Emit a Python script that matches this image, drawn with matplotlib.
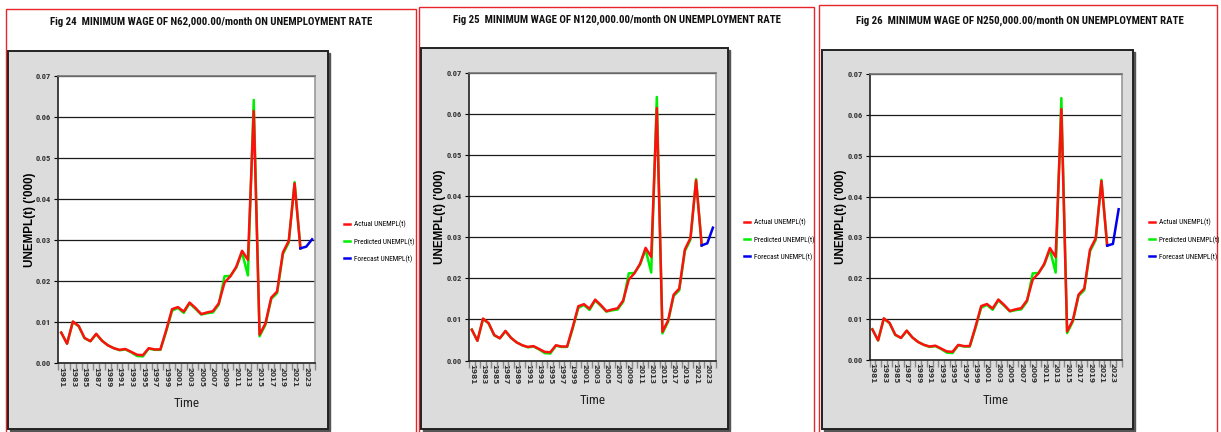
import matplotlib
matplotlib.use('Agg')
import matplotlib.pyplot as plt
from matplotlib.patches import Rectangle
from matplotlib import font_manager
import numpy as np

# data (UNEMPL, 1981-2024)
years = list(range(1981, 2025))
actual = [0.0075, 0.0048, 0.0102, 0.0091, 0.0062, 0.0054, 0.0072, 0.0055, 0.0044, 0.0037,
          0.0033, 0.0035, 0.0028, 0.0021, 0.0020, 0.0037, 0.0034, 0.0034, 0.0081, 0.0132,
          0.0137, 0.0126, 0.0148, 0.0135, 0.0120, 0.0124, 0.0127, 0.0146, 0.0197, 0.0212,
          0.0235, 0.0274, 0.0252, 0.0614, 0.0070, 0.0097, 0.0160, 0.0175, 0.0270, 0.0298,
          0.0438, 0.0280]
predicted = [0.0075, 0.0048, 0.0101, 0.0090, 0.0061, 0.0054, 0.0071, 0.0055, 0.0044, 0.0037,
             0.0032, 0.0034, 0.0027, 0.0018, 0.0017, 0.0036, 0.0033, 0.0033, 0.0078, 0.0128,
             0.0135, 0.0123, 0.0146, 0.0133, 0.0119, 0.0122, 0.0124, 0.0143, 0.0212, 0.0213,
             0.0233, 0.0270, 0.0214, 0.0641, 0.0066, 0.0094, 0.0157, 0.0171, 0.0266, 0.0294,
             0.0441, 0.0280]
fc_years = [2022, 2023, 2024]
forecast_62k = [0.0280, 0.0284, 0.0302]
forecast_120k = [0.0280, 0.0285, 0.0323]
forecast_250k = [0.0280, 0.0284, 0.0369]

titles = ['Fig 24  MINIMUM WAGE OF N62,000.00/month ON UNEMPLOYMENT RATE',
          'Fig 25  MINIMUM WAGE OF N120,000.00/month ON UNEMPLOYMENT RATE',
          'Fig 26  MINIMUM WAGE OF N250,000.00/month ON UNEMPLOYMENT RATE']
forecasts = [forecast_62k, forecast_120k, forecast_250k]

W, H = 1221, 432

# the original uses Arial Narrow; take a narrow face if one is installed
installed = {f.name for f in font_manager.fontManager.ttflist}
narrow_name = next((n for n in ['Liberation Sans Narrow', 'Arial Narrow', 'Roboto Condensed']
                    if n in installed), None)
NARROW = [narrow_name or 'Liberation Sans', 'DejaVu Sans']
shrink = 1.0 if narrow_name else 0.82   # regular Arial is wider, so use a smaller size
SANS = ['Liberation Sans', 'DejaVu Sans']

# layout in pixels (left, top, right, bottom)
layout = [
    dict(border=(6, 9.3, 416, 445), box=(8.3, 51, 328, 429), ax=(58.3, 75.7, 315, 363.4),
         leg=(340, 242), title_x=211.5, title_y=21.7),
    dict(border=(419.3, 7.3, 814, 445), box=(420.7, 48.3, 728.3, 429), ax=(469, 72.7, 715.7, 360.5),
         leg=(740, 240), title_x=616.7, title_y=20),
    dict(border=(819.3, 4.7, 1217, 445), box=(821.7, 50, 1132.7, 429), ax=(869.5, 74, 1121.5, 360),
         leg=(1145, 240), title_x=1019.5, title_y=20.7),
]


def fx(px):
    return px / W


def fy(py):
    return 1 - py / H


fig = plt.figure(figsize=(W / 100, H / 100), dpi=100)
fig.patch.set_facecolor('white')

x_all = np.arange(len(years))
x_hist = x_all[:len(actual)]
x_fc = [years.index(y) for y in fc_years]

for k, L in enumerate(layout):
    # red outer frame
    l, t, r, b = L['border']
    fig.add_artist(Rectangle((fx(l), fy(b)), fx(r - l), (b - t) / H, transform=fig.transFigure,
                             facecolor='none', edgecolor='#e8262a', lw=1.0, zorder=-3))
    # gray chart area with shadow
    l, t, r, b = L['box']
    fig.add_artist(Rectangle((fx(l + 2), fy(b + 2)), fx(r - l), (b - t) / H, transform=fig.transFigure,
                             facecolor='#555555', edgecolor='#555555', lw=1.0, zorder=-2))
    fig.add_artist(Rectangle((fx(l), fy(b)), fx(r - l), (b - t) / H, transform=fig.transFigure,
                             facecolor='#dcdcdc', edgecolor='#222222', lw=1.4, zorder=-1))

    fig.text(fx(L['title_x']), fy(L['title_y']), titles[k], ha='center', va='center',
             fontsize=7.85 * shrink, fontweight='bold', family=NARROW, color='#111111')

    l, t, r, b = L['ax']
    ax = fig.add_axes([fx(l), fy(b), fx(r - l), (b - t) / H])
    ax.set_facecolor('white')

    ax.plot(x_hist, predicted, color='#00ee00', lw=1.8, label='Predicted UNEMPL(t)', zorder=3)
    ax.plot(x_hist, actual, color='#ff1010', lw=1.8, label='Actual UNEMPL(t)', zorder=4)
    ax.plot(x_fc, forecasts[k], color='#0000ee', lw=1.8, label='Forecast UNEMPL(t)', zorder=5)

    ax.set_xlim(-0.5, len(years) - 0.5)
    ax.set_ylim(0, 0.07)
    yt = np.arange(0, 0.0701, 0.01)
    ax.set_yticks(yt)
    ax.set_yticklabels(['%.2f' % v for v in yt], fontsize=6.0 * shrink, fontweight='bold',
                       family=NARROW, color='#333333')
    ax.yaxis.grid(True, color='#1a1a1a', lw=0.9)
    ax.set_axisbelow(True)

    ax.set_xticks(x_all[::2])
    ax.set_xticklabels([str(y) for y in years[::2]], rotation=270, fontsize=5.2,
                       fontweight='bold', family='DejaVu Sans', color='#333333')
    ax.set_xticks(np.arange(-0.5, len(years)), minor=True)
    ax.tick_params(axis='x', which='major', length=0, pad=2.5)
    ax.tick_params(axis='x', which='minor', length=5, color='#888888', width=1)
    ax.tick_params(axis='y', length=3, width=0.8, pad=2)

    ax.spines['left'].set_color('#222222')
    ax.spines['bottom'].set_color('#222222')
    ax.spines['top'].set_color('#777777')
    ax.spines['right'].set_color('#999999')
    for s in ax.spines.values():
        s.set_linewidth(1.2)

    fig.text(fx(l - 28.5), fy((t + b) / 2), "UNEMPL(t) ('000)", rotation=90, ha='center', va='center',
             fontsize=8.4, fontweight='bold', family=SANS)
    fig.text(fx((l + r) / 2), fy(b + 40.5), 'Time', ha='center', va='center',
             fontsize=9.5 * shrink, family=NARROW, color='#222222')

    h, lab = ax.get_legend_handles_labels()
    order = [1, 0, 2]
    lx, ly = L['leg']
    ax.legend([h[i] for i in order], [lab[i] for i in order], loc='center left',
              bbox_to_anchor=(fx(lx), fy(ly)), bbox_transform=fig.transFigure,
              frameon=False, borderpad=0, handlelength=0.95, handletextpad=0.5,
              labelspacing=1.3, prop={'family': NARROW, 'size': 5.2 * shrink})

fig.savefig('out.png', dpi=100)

◇ ◇ ◇ ◇ ◇

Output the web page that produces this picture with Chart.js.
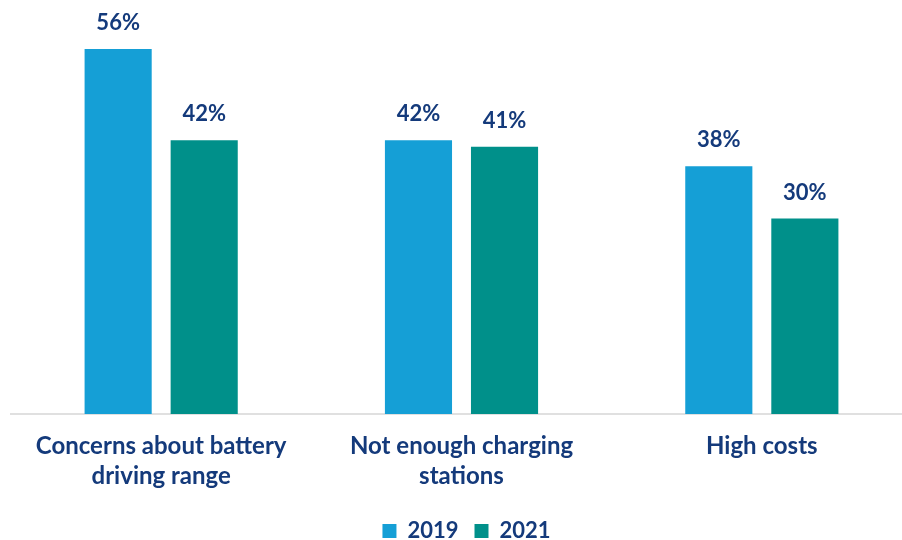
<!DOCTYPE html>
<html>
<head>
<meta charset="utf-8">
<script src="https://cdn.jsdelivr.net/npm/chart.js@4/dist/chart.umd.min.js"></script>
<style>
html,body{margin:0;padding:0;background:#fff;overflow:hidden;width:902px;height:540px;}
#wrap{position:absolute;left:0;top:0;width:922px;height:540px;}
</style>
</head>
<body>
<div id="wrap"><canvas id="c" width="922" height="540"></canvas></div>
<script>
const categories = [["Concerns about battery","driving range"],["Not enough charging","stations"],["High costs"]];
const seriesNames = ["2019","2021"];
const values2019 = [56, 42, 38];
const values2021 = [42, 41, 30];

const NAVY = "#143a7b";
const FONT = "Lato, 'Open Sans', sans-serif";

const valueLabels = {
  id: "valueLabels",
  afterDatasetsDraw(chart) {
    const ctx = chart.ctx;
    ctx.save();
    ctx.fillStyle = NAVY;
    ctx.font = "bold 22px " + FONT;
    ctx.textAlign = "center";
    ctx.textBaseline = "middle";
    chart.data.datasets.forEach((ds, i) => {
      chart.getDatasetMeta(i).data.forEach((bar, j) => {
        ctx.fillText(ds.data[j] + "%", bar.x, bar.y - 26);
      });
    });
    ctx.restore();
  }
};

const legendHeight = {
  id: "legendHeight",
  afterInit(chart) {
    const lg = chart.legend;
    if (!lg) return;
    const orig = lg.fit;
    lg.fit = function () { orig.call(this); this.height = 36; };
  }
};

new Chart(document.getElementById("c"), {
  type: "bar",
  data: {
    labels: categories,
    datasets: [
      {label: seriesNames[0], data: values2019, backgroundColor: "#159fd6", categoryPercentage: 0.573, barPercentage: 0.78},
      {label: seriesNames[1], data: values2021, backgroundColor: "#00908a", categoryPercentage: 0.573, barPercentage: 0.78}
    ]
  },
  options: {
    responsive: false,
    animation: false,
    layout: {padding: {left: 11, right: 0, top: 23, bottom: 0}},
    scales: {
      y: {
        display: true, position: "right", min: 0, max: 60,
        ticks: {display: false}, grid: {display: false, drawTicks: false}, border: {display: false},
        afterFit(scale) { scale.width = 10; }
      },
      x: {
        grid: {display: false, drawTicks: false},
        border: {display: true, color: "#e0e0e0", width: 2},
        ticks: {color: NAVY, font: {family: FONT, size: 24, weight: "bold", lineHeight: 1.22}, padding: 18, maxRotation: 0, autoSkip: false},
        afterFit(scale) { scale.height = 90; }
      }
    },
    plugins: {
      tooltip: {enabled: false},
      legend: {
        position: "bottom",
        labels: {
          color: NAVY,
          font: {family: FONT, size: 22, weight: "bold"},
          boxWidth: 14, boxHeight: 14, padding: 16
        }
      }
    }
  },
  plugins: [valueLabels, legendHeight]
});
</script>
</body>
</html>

◇ ◇ ◇ ◇ ◇

TASK INSTRUCTIONS:
Start with the line that includes "Emit a Python" and finish with the line that includes "import numpy as np": reproduce those lines exactly, nothing before or after, and omit any pictures.

RESPONSE TO THE TASK:
Emit a Python script that matches this image, drawn with matplotlib.
import matplotlib
matplotlib.use('Agg')
import matplotlib.pyplot as plt
from matplotlib.patches import Rectangle
from matplotlib import font_manager
import numpy as np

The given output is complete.